Why has food system risk become a critical planning discipline for enterprises?
A decade ago, food system risk was not widely treated as a formal planning discipline. The COVID crisis exposed how highly efficient supply chains could become fragile under stress, making visible vulnerabilities that had long existed across production, logistics and infrastructure. As insurers, policymakers and industry leaders began evaluating food companies through a broader systems lens, the need for structured ways to examine interconnected risk became more apparent.

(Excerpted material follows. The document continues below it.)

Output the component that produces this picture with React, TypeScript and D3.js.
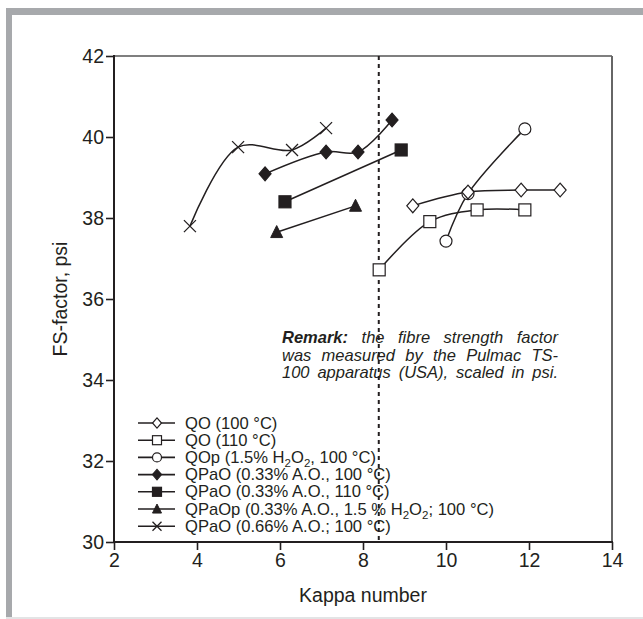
import React, { useEffect, useRef } from "react";
import * as d3 from "d3";

const xTicks = [2, 4, 6, 8, 10, 12, 14];
const yTicks = [30, 32, 34, 36, 38, 40, 42];

const kQO100 = [9.2, 10.53, 11.81, 12.75];
const fQO100 = [38.3, 38.64, 38.69, 38.69];
const kQO110 = [8.39, 9.61, 10.75, 11.9];
const fQO110 = [36.72, 37.91, 38.2, 38.2];
const kQOp = [10.0, 10.53, 11.9];
const fQOp = [37.43, 38.6, 40.2];
const kQPaO100 = [5.64, 7.11, 7.88, 8.7];
const fQPaO100 = [39.09, 39.63, 39.63, 40.42];
const kQPaO110 = [6.12, 8.92];
const fQPaO110 = [38.4, 39.68];
const kQPaOp = [5.92, 7.82];
const fQPaOp = [37.65, 38.3];
const kQPaO66 = [3.83, 4.99, 6.29, 7.11];
const fQPaO66 = [37.8, 39.75, 39.68, 40.22];

const legendLabels = [
  ["QO (100 °C)"],
  ["QO (110 °C)"],
  ["QOp (1.5% H", "2", "O", "2", ", 100 °C)"],
  ["QPaO (0.33% A.O., 100 °C)"],
  ["QPaO (0.33% A.O., 110 °C)"],
  ["QPaOp (0.33% A.O., 1.5 % H", "2", "O", "2", "; 100 °C)"],
  ["QPaO (0.66% A.O.;  100 °C)"],
];
const markerTypes = ["diamondOpen", "squareOpen", "circleOpen", "diamondFilled", "squareFilled", "triangleFilled", "cross"];
const seriesK = [kQO100, kQO110, kQOp, kQPaO100, kQPaO110, kQPaOp, kQPaO66];
const seriesF = [fQO100, fQO110, fQOp, fQPaO100, fQPaO110, fQPaOp, fQPaO66];
const markerDrawOrder = [2, 1, 0, 3, 4, 5, 6];

const dashedKappa = 8.38;
const remarkLines = [
  [["Remark:", "bold"], [" the fibre strength factor", "normal"]],
  [["was measured by the Pulmac TS-", "normal"]],
  [["100 apparatus (USA), scaled in psi.", "normal"]],
];

const FONT = "Arial, 'Liberation Sans', Helvetica, sans-serif";
const INK = "#231f20";

function drawMarker(g: any, type: string, x: number, y: number, s: number) {
  const h = s / 2;
  if (type === "diamondOpen" || type === "diamondFilled") {
    g.append("path")
      .attr("d", `M${x},${y - h * 1.15}L${x + h},${y}L${x},${y + h * 1.15}L${x - h},${y}Z`)
      .attr("fill", type === "diamondOpen" ? "#fff" : INK)
      .attr("stroke", INK).attr("stroke-width", 1.2);
  } else if (type === "squareOpen" || type === "squareFilled") {
    g.append("rect").attr("x", x - h).attr("y", y - h).attr("width", s).attr("height", s)
      .attr("fill", type === "squareOpen" ? "#fff" : INK)
      .attr("stroke", INK).attr("stroke-width", 1.2);
  } else if (type === "circleOpen") {
    g.append("circle").attr("cx", x).attr("cy", y).attr("r", h)
      .attr("fill", "#fff").attr("stroke", INK).attr("stroke-width", 1.2);
  } else if (type === "triangleFilled") {
    g.append("path")
      .attr("d", `M${x},${y - h * 1.1}L${x + h},${y + h * 0.9}L${x - h},${y + h * 0.9}Z`)
      .attr("fill", INK).attr("stroke", INK).attr("stroke-width", 1);
  } else if (type === "cross") {
    g.append("path")
      .attr("d", `M${x - h},${y - h}L${x + h},${y + h}M${x - h},${y + h}L${x + h},${y - h}`)
      .attr("fill", "none").attr("stroke", INK).attr("stroke-width", 1.3);
  }
}

export default function App() {
  const ref = useRef<SVGSVGElement>(null);
  useEffect(() => {
    const svg = d3.select(ref.current);
    svg.selectAll("*").remove();
    const W = 643, H = 619;
    const left = 114, right = 612, top = 56, bottom = 542;

    // frame
    svg.append("rect").attr("x", 0).attr("y", 0).attr("width", W).attr("height", H).attr("fill", "#fff");
    svg.append("rect").attr("x", 6).attr("y", 8).attr("width", W - 6).attr("height", 7).attr("fill", "#a7a9ac");
    svg.append("rect").attr("x", 6).attr("y", 8).attr("width", 6).attr("height", 610).attr("fill", "#a7a9ac");
    svg.append("rect").attr("x", 6).attr("y", 617).attr("width", W - 6).attr("height", 2).attr("fill", "#e3e4e5");

    const x = d3.scaleLinear().domain([2, 14]).range([left, right]);
    const y = d3.scaleLinear().domain([30, 42]).range([bottom, top]);

    // top & right frame lines
    svg.append("line").attr("x1", left).attr("x2", right).attr("y1", top).attr("y2", top)
      .attr("stroke", "#555").attr("stroke-width", 1.6);
    svg.append("line").attr("x1", right).attr("x2", right).attr("y1", top).attr("y2", bottom)
      .attr("stroke", "#666").attr("stroke-width", 2);

    // dashed line
    svg.append("line").attr("x1", x(dashedKappa)).attr("x2", x(dashedKappa)).attr("y1", top).attr("y2", bottom)
      .attr("stroke", INK).attr("stroke-width", 2).attr("stroke-dasharray", "4,4");

    // axes
    const xAxis = svg.append("g").attr("transform", `translate(0,${bottom})`)
      .call(d3.axisBottom(x).tickValues(xTicks).tickSize(8).tickPadding(3).tickFormat(d3.format("d")));
    const yAxis = svg.append("g").attr("transform", `translate(${left},0)`)
      .call(d3.axisLeft(y).tickValues(yTicks).tickSize(8).tickPadding(2).tickFormat(d3.format("d")));
    [xAxis, yAxis].forEach((a) => {
      a.select(".domain").remove();
      a.selectAll("line").attr("stroke", INK).attr("stroke-width", 1.6);
      a.selectAll("text").attr("font-family", FONT).attr("font-size", 19.5).attr("fill", INK);
    });
    svg.append("line").attr("x1", left).attr("x2", left).attr("y1", top - 1).attr("y2", bottom + 1)
      .attr("stroke", INK).attr("stroke-width", 2);
    svg.append("line").attr("x1", left - 1).attr("x2", right + 1).attr("y1", bottom).attr("y2", bottom)
      .attr("stroke", INK).attr("stroke-width", 2);

    // axis titles
    svg.append("text").attr("x", (left + right) / 2).attr("y", 602).attr("text-anchor", "middle")
      .attr("font-family", FONT).attr("font-size", 19.5).attr("fill", INK).text("Kappa number");
    svg.append("text").attr("transform", `translate(67,${(top + bottom) / 2}) rotate(-90)`)
      .attr("text-anchor", "middle").attr("font-family", FONT).attr("font-size", 19.5).attr("fill", INK)
      .text("FS-factor, psi");

    // series
    const line = d3.line<[number, number]>().x((d) => x(d[0])).y((d) => y(d[1])).curve(d3.curveCatmullRom.alpha(0.5));
    seriesK.forEach((ks, i) => {
      const pts: [number, number][] = ks.map((k, j) => [k, seriesF[i][j]]);
      svg.append("path").attr("d", line(pts) as string).attr("fill", "none")
        .attr("stroke", INK).attr("stroke-width", 1.5);
    });
    markerDrawOrder.forEach((i) => {
      const g = svg.append("g");
      seriesK[i].forEach((k, j) => drawMarker(g, markerTypes[i], x(k), y(seriesF[i][j]), 12));
    });

    // legend
    legendLabels.forEach((parts, i) => {
      const cy = 423 + i * 17.2;
      svg.append("line").attr("x1", 138).attr("x2", 175).attr("y1", cy).attr("y2", cy)
        .attr("stroke", INK).attr("stroke-width", 1.6);
      drawMarker(svg.append("g"), markerTypes[i], 157, cy, 9);
      const t = svg.append("text").attr("x", 185).attr("y", cy + 5.5)
        .attr("font-family", FONT).attr("font-size", 16.6).attr("fill", INK);
      parts.forEach((p, j) => {
        const isSub = parts.length > 1 && (j === 1 || j === 3);
        const ts = t.append("tspan").text(p);
        if (isSub) ts.attr("font-size", 11.5).attr("dy", 4);
        else if (j > 1) ts.attr("dy", -4);
      });
    });

    // remark
    const rx = 282, rEnd = 558;
    remarkLines.forEach((parts, i) => {
      const t = svg.append("text").attr("x", rx).attr("y", 343 + i * 17.5)
        .attr("font-family", FONT).attr("font-size", 16.5).attr("font-style", "italic").attr("fill", INK)
        .attr("xml:space", "preserve");
      parts.forEach((p) => t.append("tspan").attr("font-weight", p[1]).text(p[0]));
      const node = t.node() as SVGTextElement;
      const w = node.getComputedTextLength();
      const full = parts.map((p) => p[0]).join("");
      const spaces = (full.match(/ /g) || []).length;
      if (spaces > 0 && w < rEnd - rx) t.attr("word-spacing", (rEnd - rx - w) / spaces);
    });
  }, []);
  return (
    <svg ref={ref} width={643} height={619} style={{ position: "absolute", left: 0, top: 0, display: "block" }} />
  );
}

Founded by Molly Jahn, a professor and former dean at the University of Wisconsin–Madison, a former federal government appointee and previously a commercial vegetable breeder, the firm was established at the crossroads of research, public policy and commercial practice. It works with food manufacturers, processors, trade associations and state-level stakeholders to confront structural vulnerabilities embedded within the food value chain. It examines how pandemics, cyber incidents, infrastructure failures and simultaneous regional crop disruptions can converge and cascade through tightly coupled systems. Those exposures are then translated into actionable scenarios, early warning indicators and resilience planning frameworks that equip leadership teams to anticipate and navigate disruption.
“We help companies to think about plausible futures they might encounter, helping them get away from just thinking what is going to happen tomorrow,” says Jahn, CEO.
The process begins with mapping key dependencies, including critical inputs, logistics networks, energy reliability, digital infrastructure, labor availability and regulatory exposure. Leadership teams then participate in facilitated scenario sessions tailored to their business model. These discussions explore credible disruption pathways over defined time horizons and assess potential impact across functions.
We help companies to think about plausible futures they might encounter, helping them get away from just thinking what’s going to happen tomorrow.
How do early warning indicators improve executive decision-making before disruptions occur?
Building on those assessments, a central component of the engagement is the development of early warning indicators. Clients work with the firm to define measurable signals that suggest elevated exposure, whether related to supply concentration, infrastructure strain or cyber vulnerability. The objective is not theoretical modeling but executive clarity and preparedness.
The outcome is a shared understanding of system interdependencies, defined monitoring triggers and practical response options. These outputs support board-level discussions, capital planning, insurance negotiations and contingency strategy. For mid-sized companies in particular, the engagement creates structured time to evaluate exposure that is often overlooked amid day-to-day operational pressure.
Translating Interconnected Risk into Commercial Stability
How does systems-based risk analysis translate into financial and operational resilience?
Jahn’s credibility in this space stems from years of research into large-scale food system vulnerability. Before forming the company, she examined whether pandemic risk, cyber exposure and infrastructure concentration posed material commercial threats. Subsequent events validated those concerns, as disruptions revealed how deeply interconnected supply chains can transmit impact across markets. Cyber incidents affecting JBS and Maersk further illustrated how a single operational failure can reverberate far beyond the originating organization.
In 2015, Jahn produced the Food Systems Shocks report with Lloyd’s of London, bringing food system instability into insurance and financial risk discussions. By translating scientific analysis into language insurers and actuaries could apply, including collaboration with the Institute and Faculty of Actuaries in the UK, the work helped move food system risk into more formal financial evaluation.
That same foundation informs the firm’s applied systems approach, which examines how dependencies interact across supply chains rather than viewing disruptions in isolation. One example is the analysis of multiple breadbasket failure, in which geographically separated cereal-producing regions experience disruption within the same season. Exploring correlated production shocks enables leadership teams to better understand concentration risk and supply interdependence beyond traditional commodity analysis.
Why is food system resilience becoming a commercial expectation across industries?
It has also collaborated with the National Aeronautics and Space Administration to evaluate how improved weather forecasting translates into operational value for producers and supply networks. These engagements reinforce a consistent principle. Risk becomes more visible when dependencies are examined deliberately.
As insurers, investors and policymakers increasingly assess food systems as critical infrastructure, resilience is becoming a commercial expectation. Jahn Research Group continues to support organizations in strengthening preparedness and advancing structured approaches to food system resilience.